Emilio Aguinaldo--first pres of the Philippines, captured rebel leader

Afterward, Sayles and fellow author Francisco Goldman talked about the book, Sayles’s creative process, and a bit about his latest film, Amigo, which covers some of the same territory as the book. Sayles noted that he didn’t know about the war in the Philippines until his mid 30s—not a sign of his lack of intelligence, but of the general effort, deliberate or not, to whitewash that first major American intervention.

I dug out an old high-school textbook from the 1970s. Its references to the Filipino insurrection: one sentence about the Filipinos taking up arms “in open revolt against the United States” and another about the general news blackout regarding the “war to suppress Emilio Aguinaldo and his Filipino patriots.” And this from a book written by generally liberal—or at least mainstream—historians. In 2006, in a different kind of book, historian David Traxel wrote about the Progressive Era and the country’s role in World War I. Crusader Nation, its subtitle says, is about the “United States in Peace and the Great War, 1898-1920.” Which implies all was peaceful from the end of the Spanish-American War until 1914, but Sayles, and the tens of thousands of Filipinos killed by American guns, knew better. I found no mention of the insurrection in Crusader Nation.

But I found some telling quotes about the war, and America’s foray into imperialism, while writing a short historical play a few years back.
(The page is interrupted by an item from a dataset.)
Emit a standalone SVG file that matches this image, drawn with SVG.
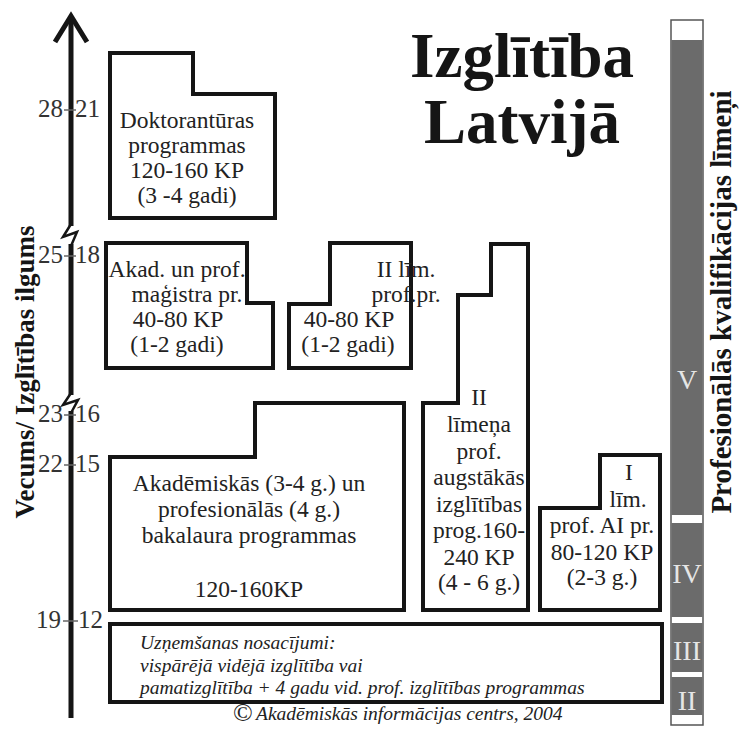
<svg xmlns="http://www.w3.org/2000/svg" width="739" height="735" viewBox="0 0 739 735">
<style>
.box{fill:#fff;stroke:#151515;stroke-width:4;stroke-linejoin:miter}
.t{font-family:"Liberation Serif","Times New Roman",serif;font-size:23.5px;fill:#222;text-anchor:middle}
.ax{font-family:"Liberation Serif","Times New Roman",serif;font-size:25px;fill:#333}
.it{font-family:"Liberation Serif","Times New Roman",serif;font-style:italic;font-size:19.5px;fill:#222}
.rn{font-family:"Liberation Serif","Times New Roman",serif;font-size:28px;fill:#e6e6e6;text-anchor:middle}
.vt{font-family:"Liberation Serif","Times New Roman",serif;font-weight:bold;fill:#151515;text-anchor:middle}
.axis{fill:none;stroke:#151515;stroke-width:5}
.zig{fill:none;stroke:#151515;stroke-width:2.5;stroke-linejoin:miter}
.tick{stroke:#666;stroke-width:1.5}
.lvl{fill:#6b6b6b}
</style>

<g id="title">
<text class="vt" x="522" y="77" font-size="63">Izglītība</text>
<text class="vt" x="522" y="143" font-size="63">Latvijā</text>
</g>

<g id="connectors">
<path class="axis" d="M71,17 V226 M71,244 V395 M71,411 V718"/>
<path class="axis" d="M55,42 L71,16 L87,42" stroke-width="6.5"/>
<path class="zig" d="M71,224 L63,237 L77,232 L71,246"/>
<path class="zig" d="M71,393 L63,405 L78,400 L71,413"/>
</g>

<g id="axis-labels">
<text class="ax" x="63" y="117" text-anchor="end">28</text><text class="ax" x="75" y="117">21</text>
<line class="tick" x1="64" y1="110" x2="76" y2="110"/>
<text class="ax" x="63" y="263" text-anchor="end">25</text><text class="ax" x="75" y="263">18</text>
<line class="tick" x1="64" y1="256" x2="76" y2="256"/>
<text class="ax" x="63" y="422" text-anchor="end">23</text><text class="ax" x="75" y="422">16</text>
<line class="tick" x1="64" y1="415" x2="76" y2="415"/>
<text class="ax" x="63" y="472" text-anchor="end">22</text><text class="ax" x="75" y="472">15</text>
<line class="tick" x1="64" y1="465" x2="76" y2="465"/>
<text class="ax" x="61" y="628" text-anchor="end">19</text><text class="ax" x="78" y="628">12</text>
<line class="tick" x1="63" y1="621" x2="78" y2="621"/>
</g>

<g id="axis-title">
<text class="vt" font-size="27" transform="translate(34,372) rotate(-90)">Vecums/ Izglītības ilgums</text>
</g>

<g id="doktorantura">
<path class="box" d="M110,53 H193 V94 H275 V218 H110 Z"/>
<text class="t" x="187" y="128">Doktorantūras</text>
<text class="t" x="187" y="153">programmas</text>
<text class="t" x="187" y="178">120-160 KP</text>
<text class="t" x="187" y="203">(3 -4 gadi)</text>
</g>

<g id="magistra">
<path class="box" d="M106,243 H247 V303 H273 V368 H106 Z"/>
<text class="t" x="177" y="277">Akad. un prof.</text>
<text class="t" x="187" y="302">maģistra pr.</text>
<text class="t" x="178" y="327">40-80 KP</text>
<text class="t" x="177" y="352">(1-2 gadi)</text>
</g>

<g id="prof-2">
<path class="box" d="M289,304 H330 V243 H411 V368 H289 Z"/>
<text class="t" x="406" y="277" text-anchor="end">II līm.</text>
<text class="t" x="406" y="302" text-anchor="end">prof.pr.</text>
<text class="t" x="349" y="327">40-80 KP</text>
<text class="t" x="348" y="352">(1-2 gadi)</text>
</g>

<g id="bakalaura">
<path class="box" d="M110,457 H255 V403 H404 V610 H110 Z"/>
<text class="t" x="249" y="491">Akadēmiskās (3-4 g.) un</text>
<text class="t" x="249" y="517">profesionālās (4 g.)</text>
<text class="t" x="249" y="543">bakalaura programmas</text>
<text class="t" x="249" y="597">120-160KP</text>
</g>

<g id="prof-2-augstaka">
<path class="box" d="M423,403 H458 V295 H491 V244 H528 V610 H423 Z"/>
<text class="t" x="479" y="405">II</text>
<text class="t" x="479" y="432">līmeņa</text>
<text class="t" x="479" y="459">prof.</text>
<text class="t" x="479" y="485">augstākās</text>
<text class="t" x="479" y="512">izglītības</text>
<text class="t" x="479" y="538">prog.160-</text>
<text class="t" x="479" y="565">240 KP</text>
<text class="t" x="479" y="590">(4 - 6 g.)</text>
</g>

<g id="prof-1">
<path class="box" d="M540,508 H600 V455 H660 V610 H540 Z"/>
<text class="t" x="629" y="480">I</text>
<text class="t" x="628" y="507">līm.</text>
<text class="t" x="602" y="533">prof. AI pr.</text>
<text class="t" x="602" y="560">80-120 KP</text>
<text class="t" x="602" y="585">(2-3 g.)</text>
</g>

<g id="uznemsana">
<rect class="box" x="110" y="624" width="552" height="78"/>
<text class="it" x="140" y="649">Uzņemšanas nosacījumi:</text>
<text class="it" x="140" y="672">vispārējā vidējā izglītība vai</text>
<text class="it" x="140" y="694">pamatizglītība + 4 gadu vid. prof. izglītības programmas</text>
</g>

<g id="copyright">
<text x="233" y="721" font-family="'Liberation Serif','Times New Roman',serif" font-size="26" fill="#222">©</text>
<text class="it" x="256" y="720" font-size="20.5">Akadēmiskās informācijas centrs, 2004</text>
</g>

<g id="levels">
<rect x="671" y="20" width="32" height="705" fill="#fff" stroke="#555" stroke-width="1.5"/>
<rect class="lvl" x="671.5" y="40" width="31" height="475"/>
<rect class="lvl" x="671.5" y="523" width="31" height="94"/>
<rect class="lvl" x="671.5" y="623" width="31" height="49"/>
<rect class="lvl" x="671.5" y="677" width="31" height="38"/>
<text class="rn" x="687" y="389">V</text>
<text class="rn" x="687" y="583">IV</text>
<text class="rn" x="687" y="660">III</text>
<text class="rn" x="687" y="710">II</text>
<text class="vt" font-size="29" transform="translate(731,302) rotate(-90)">Profesionālās kvalifikācijas līmeņi</text>
</g>
</svg>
It was called “Truth, Justice, And…” and it riffed on comments by-then president George W. Bush, suggesting that the horrors of Abu Ghraib (a bit before the even-worse horrors of Haditha), were an anomaly; violence, especially toward the innocent, is just not part of the American character. The play suggests otherwise, as do some of these quotes I found from some of the young American soldiers sent to battle the Filipinos:

“It was like hunting rabbits; an insurgent would jump out of a hole or the brush and run; he would not get very far…. I suppose you are not interested in the way we do the job. We do not take prisoners.”

“…legs and arms nearly demolished; total decapitation; horrible wounds in chests and abdomens, showing the determination of our soldiers to kill every native in sight. The Filipinos did stand their ground heroically, contesting every inch, but proved themselves unable to stand the deadly fire of our well-trained and eager boys in blue. I counted seventy-nine dead natives in one small field, and learn that on the other side of the river their bodies were stacked up for breastworks.”

“We burned hundreds of houses and looted hundreds more. Some of the boys made good hauls of jewelry and clothing.”

Some soldiers, though, then as now, were not altogether thrilled with their mission:

“They are fighting for a good cause, and the Americans should be the last of all nations to transgress upon such rights. Their independence is dearer to them than life, as ours was in years gone by, and is today. They should have their independence…”

(You can find these and other quotes here.)

Sayles said that much of our present position—I assume he means as an intervening nation—started with the war in the Philippines. It certainly made us an imperial power, which is what some American leaders wanted. Other voices, however, did speak out against taking on the “white men’s burden”; Mark Twain comes to mind. But then as now, the forces that speak for fighting wars when we have not been attacked always seem to get more play than those that oppose killing foreigners for exaggerated claims of “national security.” The Filipinos certainly learned that, even if most Americans–still–don’t.